Si vous pouviez demander au génie de la lampe (design, la lampe) d'exaucer un voeu, lequel serait-il?
J’adorerais jouer les Gordon Ramsay, quand il débarque dans des restaurants ou hôtels qui frisent la faillite! Prendre la température, faire l'inventaire des horreurs, expliquer haut et fort qu’ils se trompent, redécorer sans demander leur avis aux propriétaires, en me fichant royalement des bien-pensants qui me montreraient du doigt! Prouver que le goût, ça s’éduque.
C’est un peu ce que j’ai fait avec la boutique de Lyon. J’ai passé le bout du nez, j’ai modifié les plans des travaux, fait fabriquer mes couleurs, et imposé ma vision. Tous ont dû se demander où j’allais… mais, en fin de compte, ont salué la cohérence du projet. Et mon «brouillon» a donné naissance à une collection de peintures: je n’en attendais pas tant! L’audace paie encore.
Lancer une maison d'hôtes ou un hôtel un jour, pourquoi pas?
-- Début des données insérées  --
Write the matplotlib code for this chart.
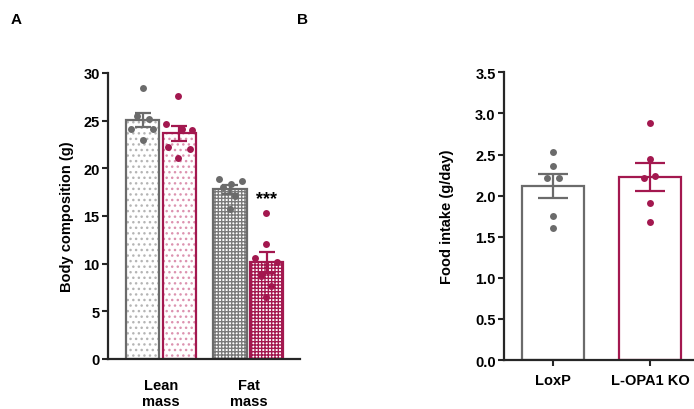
import numpy as np
import matplotlib.pyplot as plt

plt.rcParams['font.family'] = ['Liberation Sans', 'DejaVu Sans']
plt.rcParams['font.weight'] = 'bold'
plt.rcParams['axes.labelweight'] = 'bold'
plt.rcParams['font.size'] = 10.5
plt.rcParams['hatch.linewidth'] = 1.0

GRAY = '#6b6b6b'
RED = '#a3184f'
AXC = '#262626'

# panel A: body composition
groups_a = ['Lean\nmass', 'Fat\nmass']
lean_loxp = [28.4, 25.5, 25.2, 24.1, 24.1, 23.0]
lean_loxp_dx = [0.0, -0.065, 0.072, -0.13, 0.118, 0.0]
lean_ko = [27.6, 24.6, 24.1, 24.0, 22.2, 22.0, 21.1]
lean_ko_dx = [-0.01, -0.154, 0.025, 0.139, -0.135, 0.12, -0.01]
fat_loxp = [18.9, 18.7, 18.4, 18.0, 17.1, 15.7]
fat_loxp_dx = [-0.122, 0.133, 0.008, -0.076, 0.057, 0.0]
fat_ko = [15.3, 12.1, 10.6, 10.2, 8.7, 7.7, 6.5]
fat_ko_dx = [-0.011, -0.011, -0.137, 0.118, -0.072, 0.053, -0.015]

# panel B: food intake
groups_b = ['LoxP', 'L-OPA1 KO']
food_loxp = [2.53, 2.36, 2.22, 2.22, 1.75, 1.61]
food_loxp_dx = [0.0, 0.0, -0.065, 0.065, 0.0, 0.0]
food_ko = [2.88, 2.45, 2.22, 2.24, 1.91, 1.68]
food_ko_dx = [0.0, 0.0, -0.062, 0.052, 0.0, 0.0]


def sem(v):
    v = np.asarray(v)
    return v.std(ddof=1) / np.sqrt(len(v))


def draw_bar(ax, x, vals, dx, color, width, hatch=None, hatchcolor=None, capsize=6):
    m = np.mean(vals)
    if hatch:
        ax.bar(x, m, width, color='white', edgecolor=hatchcolor, hatch=hatch, linewidth=0, zorder=1)
    ax.bar(x, m, width, fill=False, edgecolor=color, linewidth=1.6, zorder=2)
    ax.errorbar(x, m, yerr=sem(vals), color=color, capsize=capsize, elinewidth=1.6,
                capthick=1.6, zorder=3)
    ax.plot(x + np.asarray(dx), vals, 'o', color=color, ms=5, mec='none', zorder=4)


def style(ax):
    for s in ['top', 'right']:
        ax.spines[s].set_visible(False)
    for s in ['left', 'bottom']:
        ax.spines[s].set_linewidth(1.6)
        ax.spines[s].set_color(AXC)
    ax.tick_params(axis='y', width=1.5, length=4, color=AXC, pad=2)


fig = plt.figure(figsize=(6.94, 4.10), dpi=100)

# ---- A
ax1 = fig.add_axes([0.1556, 0.122, 0.2767, 0.6976])
off, w = 0.21, 0.38
draw_bar(ax1, 0 - off, lean_loxp, lean_loxp_dx, GRAY, w, '...', '#b5b5b5', 6)
draw_bar(ax1, 0 + off, lean_ko, lean_ko_dx, RED, w, '...', '#dc93b0', 6)
draw_bar(ax1, 1 - off, fat_loxp, fat_loxp_dx, GRAY, w, '+++++', '#7a7a7a', 6)
draw_bar(ax1, 1 + off, fat_ko, fat_ko_dx, RED, w, '+++++', RED, 6)
ax1.text(1 + off, 16.8, '***', ha='center', va='center', fontsize=13)
ax1.set_xlim(-0.606, 1.589)
ax1.set_ylim(0, 30)
ax1.set_yticks(np.arange(0, 31, 5))
ax1.set_xticks([0, 1])
ax1.set_xticklabels(groups_a, linespacing=1.15)
ax1.tick_params(axis='x', length=0, pad=14)
ax1.set_ylabel('Body composition (g)', labelpad=7)
style(ax1)

# ---- B
ax2 = fig.add_axes([0.7262, 0.1195, 0.2824, 0.7017])
draw_bar(ax2, 0, food_loxp, food_loxp_dx, GRAY, 0.64, capsize=11)
draw_bar(ax2, 1, food_ko, food_ko_dx, RED, 0.64, capsize=11)
ax2.set_xlim(-0.505, 1.515)
ax2.set_ylim(0, 3.5)
ax2.set_yticks(np.arange(0, 3.51, 0.5))
ax2.set_yticklabels(['%.1f' % t for t in np.arange(0, 3.51, 0.5)])
ax2.set_xticks([0, 1])
ax2.set_xticklabels(groups_b)
ax2.tick_params(axis='x', width=1.5, length=4, color=AXC, pad=5)
ax2.set_ylabel('Food intake (g/day)', labelpad=15)
style(ax2)

fig.text(0.015, 0.951, 'A', fontsize=11, ha='left', va='center')
fig.text(0.428, 0.951, 'B', fontsize=11, ha='left', va='center')

fig.savefig('out.png', dpi=100)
Cela dépendra des rencontres qui se feront. Condition sine qua non: qu'on me laisse faire ce que j'ai envie de faire. Si je n'ai pas carte blanche, ce n’est pas la peine de m'approcher! C'est mon luxe. Il ne s'agit pas d'un caprice: je tiens à conserver une ligne cohérente. Pourquoi accoler l'étiquette Bensimon sur un produit qui n'a rien à voir avec la marque? Même si le potentiel commercial était particulièrement juteux, je ne m'y risquerais pas.